**What you need to do**
Pull out every line below that contains the word "this".

**Plotting code records**
--*--
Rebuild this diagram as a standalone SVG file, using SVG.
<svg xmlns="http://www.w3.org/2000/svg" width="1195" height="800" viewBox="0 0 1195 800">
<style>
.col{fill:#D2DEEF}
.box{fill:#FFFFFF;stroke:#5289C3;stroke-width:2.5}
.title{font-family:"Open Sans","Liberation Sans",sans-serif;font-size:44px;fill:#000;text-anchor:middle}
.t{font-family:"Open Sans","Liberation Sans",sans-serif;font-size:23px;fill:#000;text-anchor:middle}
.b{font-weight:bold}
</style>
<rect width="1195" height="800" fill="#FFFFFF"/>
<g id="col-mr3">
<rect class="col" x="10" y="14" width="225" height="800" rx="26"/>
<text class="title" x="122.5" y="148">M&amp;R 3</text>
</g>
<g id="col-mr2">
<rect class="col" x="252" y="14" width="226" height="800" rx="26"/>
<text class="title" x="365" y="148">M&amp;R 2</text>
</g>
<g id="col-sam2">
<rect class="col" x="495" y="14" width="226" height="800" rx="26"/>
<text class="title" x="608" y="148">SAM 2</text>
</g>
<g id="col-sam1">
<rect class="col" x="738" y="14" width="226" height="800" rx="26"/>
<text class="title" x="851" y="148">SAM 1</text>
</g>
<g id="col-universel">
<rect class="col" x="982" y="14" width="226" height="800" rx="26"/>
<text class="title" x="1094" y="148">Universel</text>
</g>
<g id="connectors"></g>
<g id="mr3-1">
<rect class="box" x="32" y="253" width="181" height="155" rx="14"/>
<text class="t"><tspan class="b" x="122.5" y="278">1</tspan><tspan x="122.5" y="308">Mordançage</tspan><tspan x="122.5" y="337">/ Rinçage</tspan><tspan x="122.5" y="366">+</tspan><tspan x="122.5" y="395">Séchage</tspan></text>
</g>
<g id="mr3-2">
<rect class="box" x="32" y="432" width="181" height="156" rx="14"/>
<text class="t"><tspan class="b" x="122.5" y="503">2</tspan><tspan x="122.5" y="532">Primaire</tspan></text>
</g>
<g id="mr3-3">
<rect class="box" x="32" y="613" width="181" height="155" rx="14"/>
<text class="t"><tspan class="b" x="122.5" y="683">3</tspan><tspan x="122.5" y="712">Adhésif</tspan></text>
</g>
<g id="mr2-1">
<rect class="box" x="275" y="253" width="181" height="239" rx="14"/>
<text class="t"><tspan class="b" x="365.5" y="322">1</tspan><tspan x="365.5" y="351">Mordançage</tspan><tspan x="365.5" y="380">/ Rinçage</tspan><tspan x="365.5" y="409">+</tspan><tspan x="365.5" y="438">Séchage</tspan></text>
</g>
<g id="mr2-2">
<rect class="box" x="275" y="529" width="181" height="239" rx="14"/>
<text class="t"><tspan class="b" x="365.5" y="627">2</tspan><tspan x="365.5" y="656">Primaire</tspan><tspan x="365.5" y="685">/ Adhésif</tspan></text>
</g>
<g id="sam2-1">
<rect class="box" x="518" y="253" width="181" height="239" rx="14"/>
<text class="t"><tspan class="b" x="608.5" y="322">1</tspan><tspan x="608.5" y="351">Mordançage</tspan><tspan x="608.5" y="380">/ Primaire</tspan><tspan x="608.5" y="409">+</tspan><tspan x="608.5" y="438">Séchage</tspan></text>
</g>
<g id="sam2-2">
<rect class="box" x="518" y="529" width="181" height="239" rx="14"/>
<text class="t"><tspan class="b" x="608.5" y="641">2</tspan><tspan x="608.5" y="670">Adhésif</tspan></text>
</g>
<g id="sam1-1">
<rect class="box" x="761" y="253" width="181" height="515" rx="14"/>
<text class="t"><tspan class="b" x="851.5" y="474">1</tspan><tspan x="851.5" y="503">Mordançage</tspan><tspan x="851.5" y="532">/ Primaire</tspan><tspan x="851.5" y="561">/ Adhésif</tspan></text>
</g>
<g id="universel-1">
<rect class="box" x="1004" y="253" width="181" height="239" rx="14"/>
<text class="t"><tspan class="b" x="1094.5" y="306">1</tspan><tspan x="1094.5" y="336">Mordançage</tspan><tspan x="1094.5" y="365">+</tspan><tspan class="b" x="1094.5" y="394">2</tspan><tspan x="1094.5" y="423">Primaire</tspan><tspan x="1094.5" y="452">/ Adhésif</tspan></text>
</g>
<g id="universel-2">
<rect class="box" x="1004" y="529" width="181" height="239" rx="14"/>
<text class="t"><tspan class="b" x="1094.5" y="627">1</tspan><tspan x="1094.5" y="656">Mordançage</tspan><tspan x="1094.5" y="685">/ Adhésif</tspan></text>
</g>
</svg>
--*--
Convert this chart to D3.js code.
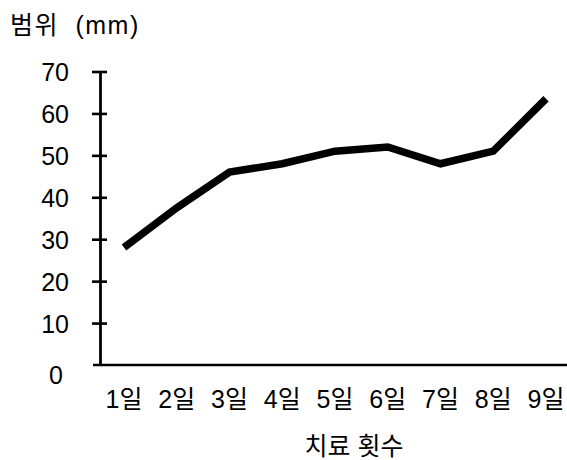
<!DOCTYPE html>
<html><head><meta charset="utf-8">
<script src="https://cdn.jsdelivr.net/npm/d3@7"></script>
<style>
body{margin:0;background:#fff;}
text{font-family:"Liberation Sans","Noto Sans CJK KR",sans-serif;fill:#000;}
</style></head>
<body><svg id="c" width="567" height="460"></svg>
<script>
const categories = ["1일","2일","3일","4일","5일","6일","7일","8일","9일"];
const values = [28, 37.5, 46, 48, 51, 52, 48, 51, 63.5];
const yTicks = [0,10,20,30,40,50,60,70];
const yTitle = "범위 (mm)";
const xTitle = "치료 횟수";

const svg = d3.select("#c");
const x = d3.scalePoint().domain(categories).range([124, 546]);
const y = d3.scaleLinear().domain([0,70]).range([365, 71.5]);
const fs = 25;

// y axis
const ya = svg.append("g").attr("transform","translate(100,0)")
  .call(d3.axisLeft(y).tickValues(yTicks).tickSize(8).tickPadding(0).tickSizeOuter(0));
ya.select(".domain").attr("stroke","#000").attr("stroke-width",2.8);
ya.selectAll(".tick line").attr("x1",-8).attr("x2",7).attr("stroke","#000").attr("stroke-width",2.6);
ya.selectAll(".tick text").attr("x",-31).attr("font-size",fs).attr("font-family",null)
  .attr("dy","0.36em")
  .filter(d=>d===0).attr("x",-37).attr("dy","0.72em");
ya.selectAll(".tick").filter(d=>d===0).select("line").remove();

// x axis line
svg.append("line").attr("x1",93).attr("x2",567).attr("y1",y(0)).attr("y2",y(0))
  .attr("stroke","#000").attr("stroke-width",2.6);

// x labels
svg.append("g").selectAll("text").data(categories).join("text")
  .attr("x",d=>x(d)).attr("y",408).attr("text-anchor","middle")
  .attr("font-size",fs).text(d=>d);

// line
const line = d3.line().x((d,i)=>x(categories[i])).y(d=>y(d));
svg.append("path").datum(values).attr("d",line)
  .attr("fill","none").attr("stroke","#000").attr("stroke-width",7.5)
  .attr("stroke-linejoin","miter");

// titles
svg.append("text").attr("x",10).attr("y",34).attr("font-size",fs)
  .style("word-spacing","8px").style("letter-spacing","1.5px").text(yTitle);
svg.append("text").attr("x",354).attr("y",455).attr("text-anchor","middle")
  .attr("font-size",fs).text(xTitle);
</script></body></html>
--*--
**Response to the exercise**
Rebuild this diagram as a standalone SVG file, using SVG.
Convert this chart to D3.js code.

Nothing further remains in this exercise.